Unlike most Chicagoans, Mayor Lori Lightfoot got to cheer for a winning football team last weekend.

That would be the Simeon Wolverines, who beat Lakes of Lake Villa 34 to 3 in an IHSA playoff match at Gately Stadium on Saturday. Lightfoot was in the stands, on the sidelines, and in the locker room supporting Simeon, whose playoff run was saved when she and the Chicago Teachers Union settled the 11-day teacher strike two days earlier.

“As you probably know, I love, LOVE football,” Lightfoot wrote on Instagram, beneath a photo of herself giving the team a pep talk. “And there’s nothing I love more right now than seeing the Simeon Wolverines advance in the playoffs. 34-3. Good job, gentlemen.”

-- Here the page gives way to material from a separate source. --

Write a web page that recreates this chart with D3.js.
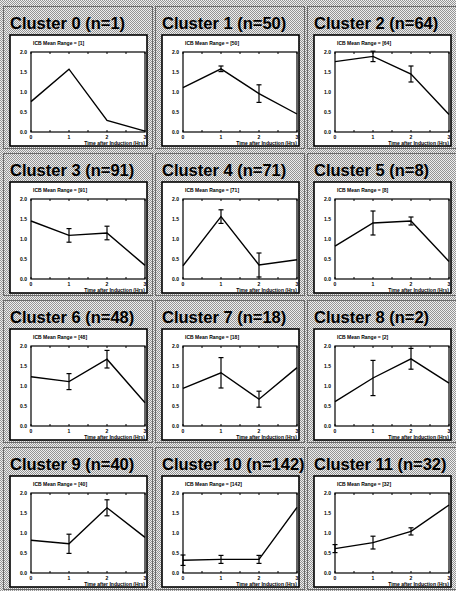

It should be no surprise that Lightfoot is a huge football fan. She grew up in one of the most football-crazy towns in America: Massillon, Ohio. The mayor attended Washington High School, whose football program, formed in 1894, is one of the nation’s oldest.

“In Massillon, Ohio, high school football is everything,” wrote The Week in a photo essay on the Massillon Tigers. “Indeed, the love of this game is a birthright. Every boy born in Massillon is given a miniature football at birth. The town’s nickname is ‘Tigertown USA’; the town’s motto is ‘City of Champions.’ In a community of about 30,000 people, the high school football stadium holds 17,000 — and you can bet it’s at capacity during every home game.”

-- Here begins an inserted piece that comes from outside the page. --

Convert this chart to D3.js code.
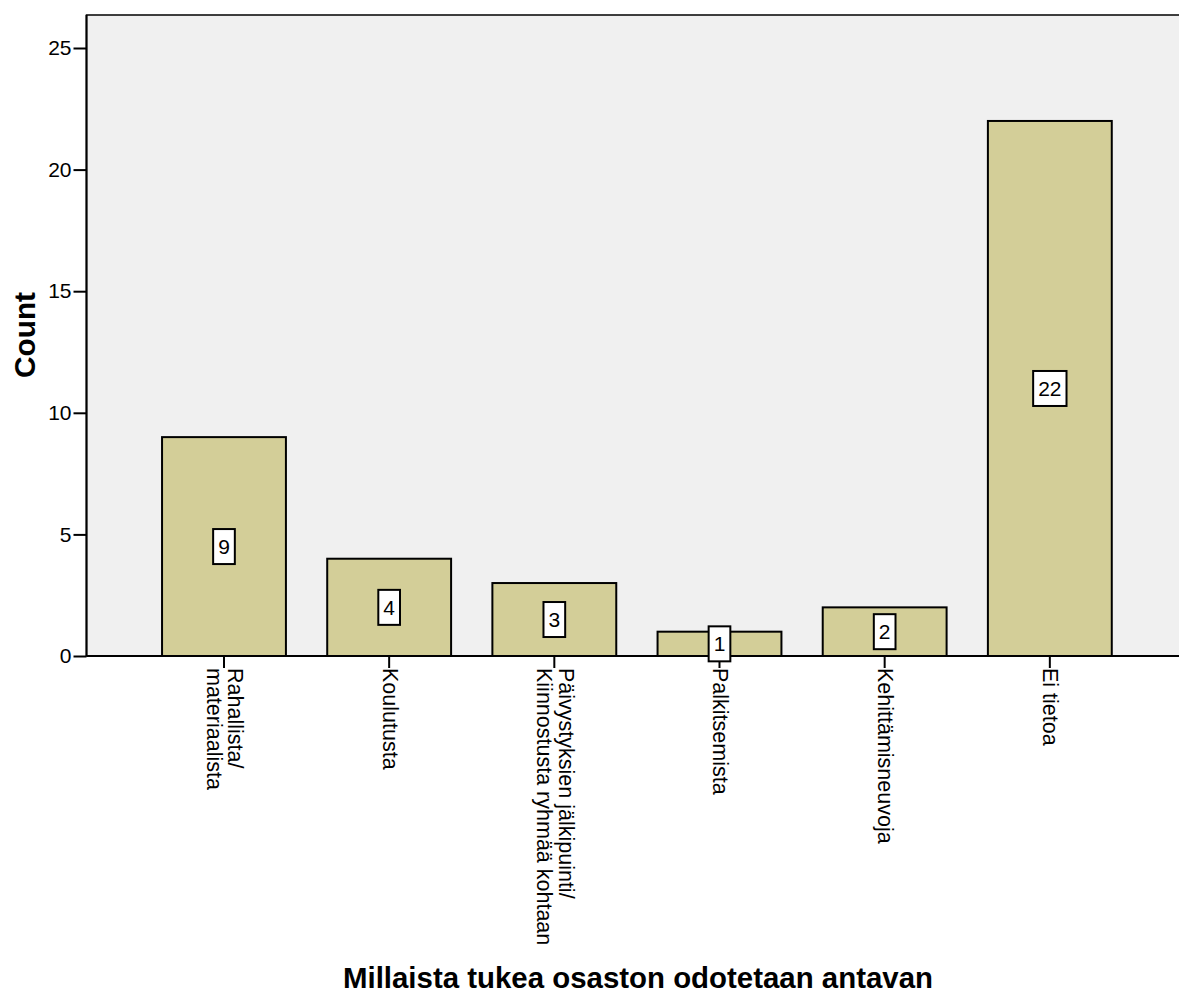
<!DOCTYPE html>
<html><head><meta charset="utf-8">
<script src="https://cdn.jsdelivr.net/npm/d3@7"></script>
<style>body{margin:0;background:#fff;} svg{display:block;font-family:"Liberation Sans",Arial,sans-serif;}</style>
</head><body><svg id="c" width="1179" height="994"></svg>
<script>
const categories = [["Rahallista/","materiaalista"],["Koulutusta"],["Päivystyksien jälkipuinti/","Kiinnostusta ryhmää kohtaan"],["Palkitsemista"],["Kehittämisneuvoja"],["Ei tietoa"]];
const counts = [9,4,3,1,2,22];
const yTicks = [0,5,10,15,20,25];
const xTitle = "Millaista tukea osaston odotetaan antavan";
const yTitle = "Count";

const svg = d3.select("#c");
const L = 86.5, T = 15, B = 656, R = 1190;
const y = d3.scaleLinear().domain([0,25]).range([B,48]);
const keys = categories.map(c=>c.join(" "));
const x = d3.scaleBand().domain(keys).range([141.4, 141.4+6*165.17]).paddingInner(0.25).paddingOuter(0.125);

svg.append("rect").attr("x",L).attr("y",T).attr("width",R-L).attr("height",B-T)
  .attr("fill","#f0f0f0").attr("stroke","#000").attr("stroke-width",1.5);

svg.selectAll("rect.bar").data(counts).join("rect").attr("class","bar")
  .attr("x",(d,i)=>x(keys[i])).attr("width",x.bandwidth())
  .attr("y",d=>y(d)).attr("height",d=>y(0)-y(d))
  .attr("fill","#d3ce98").attr("stroke","#000").attr("stroke-width",2);

// axes
const yAxis = d3.axisLeft(y).tickValues(yTicks).tickSize(13).tickPadding(2);
const gy = svg.append("g").attr("transform",`translate(${L},0)`).call(yAxis);
gy.select(".domain").remove();
gy.selectAll(".tick line").attr("stroke","#000").attr("stroke-width",2);
gy.selectAll(".tick text").attr("font-size",21).attr("fill","#000").attr("font-family","Liberation Sans, Arial");

svg.append("line").attr("x1",L).attr("x2",R).attr("y1",B).attr("y2",B).attr("stroke","#000").attr("stroke-width",2);
svg.append("line").attr("x1",L).attr("x2",L).attr("y1",T).attr("y2",B).attr("stroke","#000").attr("stroke-width",2);

const xAxis = d3.axisBottom(x).tickSize(12).tickFormat("");
const gx = svg.append("g").attr("transform",`translate(0,${B})`).call(xAxis);
gx.select(".domain").remove();
gx.selectAll(".tick line").attr("stroke","#000").attr("stroke-width",2);

// rotated category labels
const lh = 21.5, fs = 21.5;
categories.forEach((lines,i)=>{
  const cx = x(keys[i]) + x.bandwidth()/2;
  const t = svg.append("text").attr("transform",`translate(${cx},${B+12}) rotate(90)`)
    .attr("font-size",fs).attr("fill","#000");
  const n = lines.length;
  lines.forEach((s,j)=>{
    t.append("tspan").attr("x",0).attr("y",(j-(n-1)/2)*lh + 0.35*fs - 1).text(s);
  });
});

// value labels
counts.forEach((d,i)=>{
  const cx = x(keys[i]) + x.bandwidth()/2;
  const cy = y(d/2);
  const g = svg.append("g");
  const txt = g.append("text").attr("x",cx).attr("y",cy).attr("text-anchor","middle")
    .attr("dominant-baseline","central").attr("font-size",21).attr("fill","#000").text(d);
  const w = txt.node().getComputedTextLength();
  g.insert("rect","text").attr("x",cx-w/2-5).attr("y",cy-17.5).attr("width",w+10).attr("height",35)
    .attr("fill","#fff").attr("stroke","#000").attr("stroke-width",2);
});

// titles
svg.append("text").attr("x",638).attr("y",988).attr("text-anchor","middle")
  .attr("font-size",29).attr("font-weight","bold").attr("textLength",590).attr("lengthAdjust","spacingAndGlyphs").text(xTitle);
svg.append("text").attr("transform","translate(35,335) rotate(-90)").attr("text-anchor","middle")
  .attr("font-size",29).attr("font-weight","bold").attr("textLength",86).attr("lengthAdjust","spacingAndGlyphs").text(yTitle);
</script></body></html>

(Lightfoot was at the games, because she played trumpet in the marching band.)

As a student at the University of Chicago Law School, Lightfoot played quarterback on an intramural flag football team. For the past 20 years, she has been a Chicago Bears season ticket holder.

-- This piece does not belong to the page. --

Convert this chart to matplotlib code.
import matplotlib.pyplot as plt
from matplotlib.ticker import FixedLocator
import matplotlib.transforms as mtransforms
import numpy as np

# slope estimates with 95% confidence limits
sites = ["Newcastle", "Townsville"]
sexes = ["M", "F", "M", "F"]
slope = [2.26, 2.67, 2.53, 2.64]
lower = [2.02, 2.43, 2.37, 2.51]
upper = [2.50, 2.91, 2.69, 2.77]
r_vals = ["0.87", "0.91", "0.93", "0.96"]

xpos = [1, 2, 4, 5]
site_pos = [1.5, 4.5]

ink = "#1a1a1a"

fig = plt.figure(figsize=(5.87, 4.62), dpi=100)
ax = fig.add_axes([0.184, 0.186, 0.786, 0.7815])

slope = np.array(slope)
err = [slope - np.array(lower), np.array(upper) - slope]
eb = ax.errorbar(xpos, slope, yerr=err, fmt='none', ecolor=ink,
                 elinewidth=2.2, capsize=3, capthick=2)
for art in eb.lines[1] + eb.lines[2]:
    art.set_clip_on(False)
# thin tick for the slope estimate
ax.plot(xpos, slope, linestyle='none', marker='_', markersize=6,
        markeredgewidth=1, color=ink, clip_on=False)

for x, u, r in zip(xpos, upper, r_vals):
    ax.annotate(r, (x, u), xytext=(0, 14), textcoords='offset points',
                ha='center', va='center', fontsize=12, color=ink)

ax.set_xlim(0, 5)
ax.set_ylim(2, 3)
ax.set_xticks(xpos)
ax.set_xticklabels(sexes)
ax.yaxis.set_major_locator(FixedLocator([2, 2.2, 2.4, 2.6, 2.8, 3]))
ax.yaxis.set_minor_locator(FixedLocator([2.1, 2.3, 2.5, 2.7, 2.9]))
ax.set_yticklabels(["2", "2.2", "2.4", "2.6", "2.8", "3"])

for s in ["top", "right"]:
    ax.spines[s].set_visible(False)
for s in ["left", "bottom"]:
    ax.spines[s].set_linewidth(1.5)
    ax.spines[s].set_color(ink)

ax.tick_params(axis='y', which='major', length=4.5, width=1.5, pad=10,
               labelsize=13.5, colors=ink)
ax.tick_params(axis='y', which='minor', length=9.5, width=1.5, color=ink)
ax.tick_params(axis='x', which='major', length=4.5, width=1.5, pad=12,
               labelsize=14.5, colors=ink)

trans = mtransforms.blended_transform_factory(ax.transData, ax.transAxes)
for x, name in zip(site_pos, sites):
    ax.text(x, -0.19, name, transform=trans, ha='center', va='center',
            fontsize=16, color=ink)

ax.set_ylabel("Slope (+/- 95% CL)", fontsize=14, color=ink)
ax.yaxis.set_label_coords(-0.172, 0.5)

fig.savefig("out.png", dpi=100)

This is a city that’s played an important role in football history, as the birthplace of the NFL’s two oldest franchises. (The Cardinals are the other one, having moved to St. Louis then Arizona from Chicago.) It’s a city whose most popular sports team, the Bears, is in its 100th season.

Yet not every Chicaog mayor has loved football. In fact, Lightfoot’s passion for the game is a particular contrast to the predecessor to whom she’s most often compared, Harold Washington.

Washington was not a football fan. He didn’t follow sports. When Washington was mayor, the Bears threatened to leave Chicago unless they got a new stadium to replace decrepit Soldier Field, or at least a better deal on concessions from the Park District. At first, Washington was dismissive of the threats, his corporation counsel, Judson Miner, once told me. His attitude was, “Let ’em go.”

Then, in 1985, Chicago experienced the greatest season in Bears history, and maybe the greatest season in NFL history. Washington may not have been a football fan, but he was a politician. His mayoralty was the most divisive moment in the Chicago’s history, as Council Wars pitted white, black, and Latino politicians against one another for control of the city. At a time like that, Washington recognized the value of associating himself with a sports team that everyone in Chicago loved — especially white ethnic Superfans, many of whom hated the fact he was mayor.

And so, the mayor became an honorary member of the Refrigerettes, the group of unofficial cheerleaders (in place of the defunct Honey Bears) who took their name from Bears offensive lineman William “the Refrigerator” Perry. Whenever he made a bet on a game with another city’s mayor, Washington invited the Refrigerettes to City Hall. They called him “Mayor Hal.”

Washington attended Super Bowl XX in New Orleans and presented the Bears with a victory plaque in Daley Plaza at the end of the celebratory parade. The mayor donned a Bears cap and unveiled a sign naming a stretch of Lake Shore Drive after Bears founder George Halas, who had died three years earlier. The Bears success, and their fans’ delight in it, opened Washington’s eyes to football’s place in the fabric of the city he governed.

“He said, ‘There are people who live and die for these teams,’ ” Miner recalled.

Mayor Richard M. Daley, who eventually cut a deal with the Bears and the state for the $587 million renovation of Soldier Field, said Chicago should have two stadiums and two teams. That’s how it was when he was growing up in Bridgeport: The Bears played at Soldier Field, and the Cardinals played at Comiskey Park, near the Daley bungalow on South Lowe. The oldest franchise in the NFL, the Cardinals began as a neighborhood club team called the Racine Cardinals. In their pre-NFL days, the Cardinals competed against the Cornell Hamburgs, the football team of the Hamburg Athletic Club, of which Richard J. Daley was later president.

“I really believe we could get a second football team,” Daley told Comcast Sports in 2012. “I’ve always believed — the Chicago Cardinals, Bears — why is it that New York has two? Florida has three, San Francisco has two … Chicago loves sports and we could get a second team in here.

“You could build a new stadium, you could have huge international soccer teams come in, you could do the Final Four, you could do anything you wanted with a brand new stadium.”

As for Rahm Emanuel, he attended Sarah Lawrence College, which doesn’t have a football team. He regularly touts having gone two terms without giving public money to a sports stadium. But he did bring Chicago those NFL drafts.